Players also complained that the policy had never been articulated.
"It seems a little strange that the WTA trainers don't know what the threshold is," Maria Sharapova said after spending more than three hours in Rod Laver Arena on Thursday, fending off Karin Knapp of Italy.
While players should never be put through dangerous conditions—and these temperatures have reached dangerous levels, as Thursday saw the temperatures reach 110 degrees Fahrenheit, finally halting play until play resumed on the two courts with retractable roofs—the winner of this tournament will likely look back on this particular Open with a justified level of pride.
Not only did they beat the top competition in the world, they also bested Mother Nature. Of course, they'd probably just settle for beating the former without having to deal with the latter.
And as of now, there are no easy paths to win this tournament. We've mentioned the potentially epic Round 4 matchup between Federer and Tsonga, but keep in mind that the winner of that could be rewarded with a quarterfinal against No. 4 Murray.
Speaking of excellent quarterfinals, No. 3 David Ferrer and No. 7 Tomas Berdych are each one win away from facing one another in that round. Ditto for No. 2 Novak Djokovic and No. 8 Stanislas Wawrinka.

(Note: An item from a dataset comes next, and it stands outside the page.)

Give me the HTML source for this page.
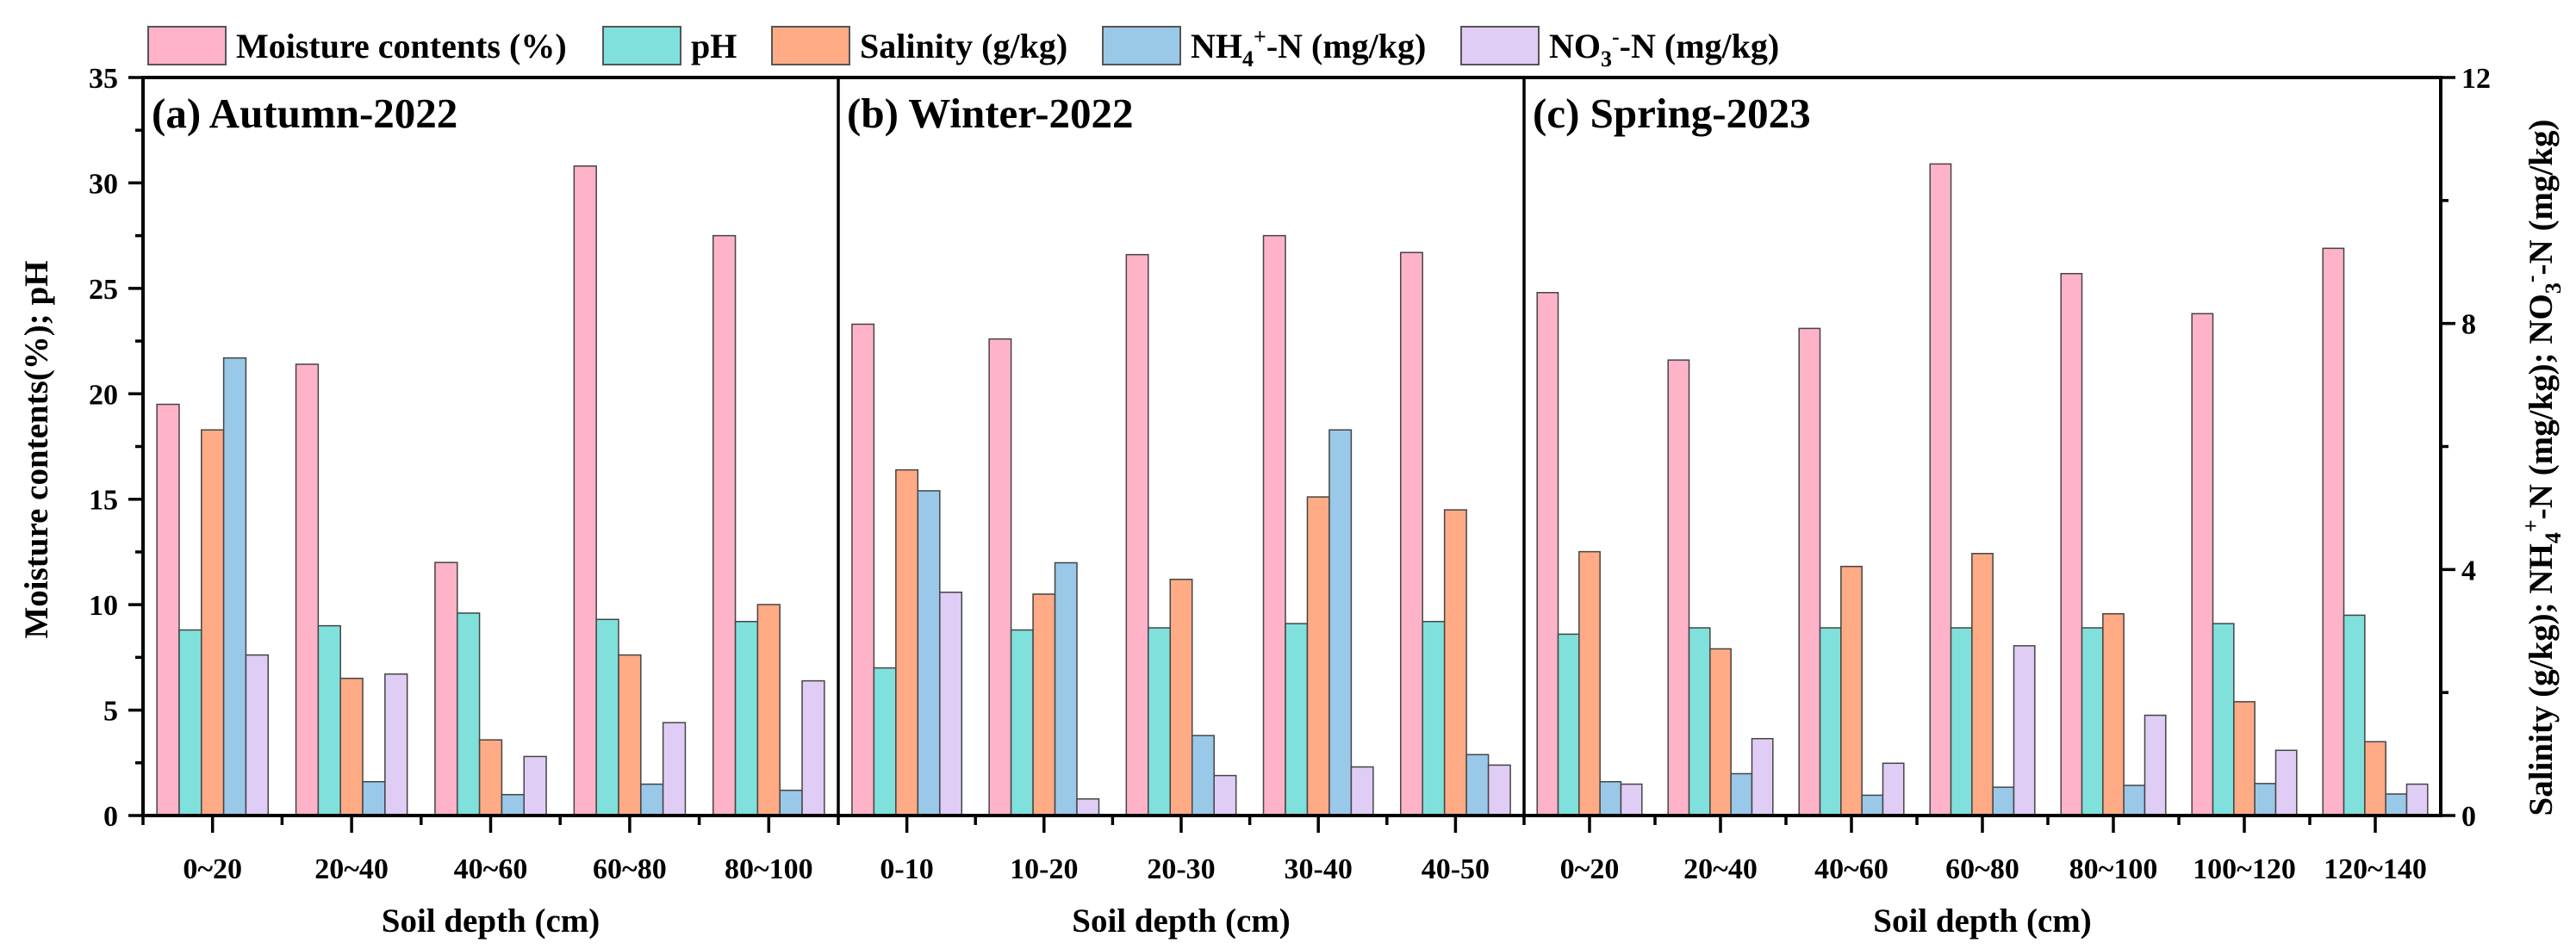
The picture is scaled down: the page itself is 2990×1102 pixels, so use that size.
<!DOCTYPE html>
<html><head><meta charset="utf-8"><style>
html,body{margin:0;padding:0;background:#fff}
svg{display:block;font-family:"Liberation Serif",serif;font-weight:bold}
</style></head><body>
<svg id="chart" width="2990" height="1102" viewBox="0 0 2990 1102" xmlns="http://www.w3.org/2000/svg"></svg>
<script>
// Panel categories
const catsA = ["0~20","20~40","40~60","60~80","80~100"];
const catsB = ["0-10","10-20","20-30","30-40","40-50"];
const catsC = ["0~20","20~40","40~60","60~80","80~100","100~120","120~140"];
// Left-axis series (Moisture %, pH)
const moistA = [19.5,21.4,12.0,30.8,27.5];
const phA = [8.8,9.0,9.6,9.3,9.2];
const moistB = [23.3,22.6,26.6,27.5,26.7];
const phB = [7.0,8.8,8.9,9.1,9.2];
const moistC = [24.8,21.6,23.1,30.9,25.7,23.8,26.9];
const phC = [8.6,8.9,8.9,8.9,8.9,9.1,9.5];
// Right-axis series (Salinity g/kg, NH4+-N, NO3--N mg/kg)
const salA = [6.27,2.23,1.23,2.61,3.43];
const nh4A = [7.44,0.55,0.34,0.51,0.41];
const no3A = [2.61,2.30,0.96,1.51,2.19];
const salB = [5.62,3.60,3.84,5.18,4.97];
const nh4B = [5.28,4.11,1.30,6.27,0.99];
const no3B = [3.63,0.27,0.65,0.79,0.82];
const salC = [4.29,2.71,4.05,4.26,3.28,1.85,1.20];
const nh4C = [0.55,0.68,0.33,0.46,0.49,0.52,0.35];
const no3C = [0.51,1.25,0.85,2.76,1.63,1.06,0.51];
// Axis ticks
const leftTicks = [0,5,10,15,20,25,30,35];
const rightTicks = [0,4,8,12];
const seriesNames = ["Moisture contents (%)","pH","Salinity (g/kg)","NH4+-N (mg/kg)","NO3--N (mg/kg)"];

const NS="http://www.w3.org/2000/svg";
const svg=document.getElementById('chart');
const X0=166,X1=2833,Y0=947,Y1=90;
const colors=["#ffb3c8","#80e0dc","#ffab85","#9ac8e8","#e0cdf5"];
const yL=v=>Y0-(v/35)*(Y0-Y1);
const yR=v=>Y0-(v/12)*(Y0-Y1);
function el(tag,attrs,parent){const e=document.createElementNS(NS,tag);for(const k in attrs)e.setAttribute(k,attrs[k]);(parent||svg).appendChild(e);return e;}

const panels=[
 {name:"autumn",x0:166,x1:973,title:"(a) Autumn-2022",cats:catsA,s:[moistA,phA,salA,nh4A,no3A]},
 {name:"winter",x0:973,x1:1769,title:"(b) Winter-2022",cats:catsB,s:[moistB,phB,salB,nh4B,no3B]},
 {name:"spring",x0:1769,x1:2833,title:"(c) Spring-2023",cats:catsC,s:[moistC,phC,salC,nh4C,no3C]}
];
panels.forEach(p=>{
  const g=el('g',{});
  
  
  const n=p.cats.length, gw=(p.x1-p.x0)/n, bw=gw*0.16;
  const xC=i=>p.x0+gw*(i+0.5);
  p.cats.forEach((c,i)=>{
    for(let k=0;k<5;k++){
      const v=p.s[k][i];
      const y=k<2?yL(v):yR(v);
      const r=el('rect',{x:xC(i)-2.5*bw+k*bw,y:y,width:bw,height:Y0-y,fill:colors[k],stroke:"#444","stroke-width":1.5},g);
      
      
    }
    el('line',{x1:xC(i),x2:xC(i),y1:Y0,y2:Y0+20,stroke:"#000","stroke-width":3.5},g);
    el('line',{x1:p.x0+gw*i,x2:p.x0+gw*i,y1:Y0,y2:Y0+11,stroke:"#000","stroke-width":3.5},g);
    const t=el('text',{x:xC(i),y:1020,"text-anchor":"middle","font-size":34},g);
    t.textContent=c;
    
    
  });
  const tt=el('text',{x:p.x0+10,y:148,"font-size":49},g);
  tt.textContent=p.title;
  
  
  const xt=el('text',{x:(p.x0+p.x1)/2,y:1082,"text-anchor":"middle","font-size":39},g);
  xt.textContent="Soil depth (cm)";
  
  
});
// frame
el('rect',{x:X0,y:Y1,width:X1-X0,height:Y0-Y1,fill:"none",stroke:"#000","stroke-width":4});
el('line',{x1:973,x2:973,y1:Y1,y2:Y0,stroke:"#000","stroke-width":3.5});
el('line',{x1:1769,x2:1769,y1:Y1,y2:Y0,stroke:"#000","stroke-width":3.5});
// left ticks
leftTicks.forEach(v=>{
  el('line',{x1:X0-17,x2:X0,y1:yL(v),y2:yL(v),stroke:"#000","stroke-width":3.5});
  if(v<35) el('line',{x1:X0-9,x2:X0,y1:yL(v+2.5),y2:yL(v+2.5),stroke:"#000","stroke-width":3.5});
  const t=el('text',{x:X0-29,y:yL(v)+12,"text-anchor":"end","font-size":34});
  t.textContent=v;
  
  
});
rightTicks.forEach(v=>{
  el('line',{x1:X1,x2:X1+17,y1:yR(v),y2:yR(v),stroke:"#000","stroke-width":3.5});
  if(v<12) el('line',{x1:X1,x2:X1+9,y1:yR(v+2),y2:yR(v+2),stroke:"#000","stroke-width":3.5});
  const t=el('text',{x:X1+24,y:yR(v)+12,"font-size":34});
  t.textContent=v;
  
  
});
const lt=el('text',{transform:"translate(55,522) rotate(-90)","text-anchor":"middle","font-size":39});
lt.textContent="Moisture contents(%); pH";


const rt=el('text',{transform:"translate(2962,543) rotate(-90)","text-anchor":"middle","font-size":39});
rt.innerHTML='Salinity (g/kg); NH<tspan dy="10" font-size="26">4</tspan><tspan dy="-26" font-size="26">+</tspan><tspan dy="16">-N (mg/kg); NO</tspan><tspan dy="10" font-size="26">3</tspan><tspan dy="-26" font-size="26">-</tspan><tspan dy="16">-N (mg/kg)</tspan>';


// legend
const legX=[172,700,896,1280,1696];
const legHTML=['Moisture contents (%)','pH','Salinity (g/kg)','NH<tspan dy="10" font-size="26">4</tspan><tspan dy="-26" font-size="26">+</tspan><tspan dy="16">-N (mg/kg)</tspan>','NO<tspan dy="10" font-size="26">3</tspan><tspan dy="-26" font-size="26">-</tspan><tspan dy="16">-N (mg/kg)</tspan>'];
legX.forEach((x,i)=>{
  const g=el('g',{});
  
  
  el('rect',{x:x,y:31,width:90,height:44,fill:colors[i],stroke:"#555","stroke-width":2},g);
  const t=el('text',{x:x+102,y:67,"font-size":40},g);
  t.innerHTML=legHTML[i];
});
</script>
</body></html>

And c'mon, we're all hoping for a semifinal between No. 1 Rafael Nadal and Murray.
On the women's side, there are just as many tasty matchups potentially on tap. A Round 4 meeting between No. 8 Jelena Jankovic and No. 11 Simona Halep? Yes, please. How about potential Round 4 matchups between No. 5 Agnieszka Radwanska and No. 10 Caroline Wozniacki, or No. 2 Victoria Azarenka and No. 13 Sloane Stephens?
Hard to get better than that. Well, until the potential quarterfinal between Azarenka and Radwanska, that is.
While everyone loves an underdog, Grand Slams are truly special when the top players in the world lock horns and define their legacies. At this year's Australian Open—despite the savage heat—it appears we will be treated to such displays as we get into the later rounds of the tournament.